Messrs. SMITH & LOWE, for the appellants, resisted the motion to dismiss the appeal, but entered a cross motion for leave to amend the appeal bond, in case it should be held insufficient. Per CURIAM:

The first objection to the appeal bond is well taken; the condition in the bond recites a joint decree against both the defendants, when it appears from the record that the decree was against one of them alone, no decree whatever being rendered against the other. The recital in the condition should conform in that regard with the state of the case as it appears from the record.

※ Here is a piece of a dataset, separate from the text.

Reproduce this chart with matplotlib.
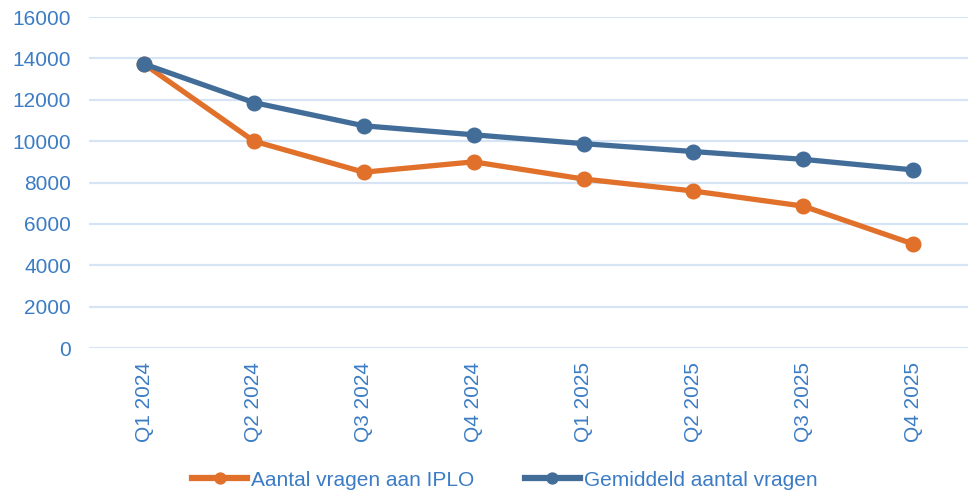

In the second objection there is no force. The decree appealed from was, in fact, against Henry Willenborg alone, and he executed the appeal bond himself, so that it matters not that he had no authority to execute the bond on behalf of his co-defendant. Frank Willenborg had no occasion to take an appeal; indeed, he had no right to do so, as there was no decree against him and therefore nothing of which he could complain. His ineffectual attempt to take an appeal, or the joinder of his name in the appeal without authority, can in no way prejudice the rights of his co-defendant, who had the right of appeal from the decree rendered against him. The appeal...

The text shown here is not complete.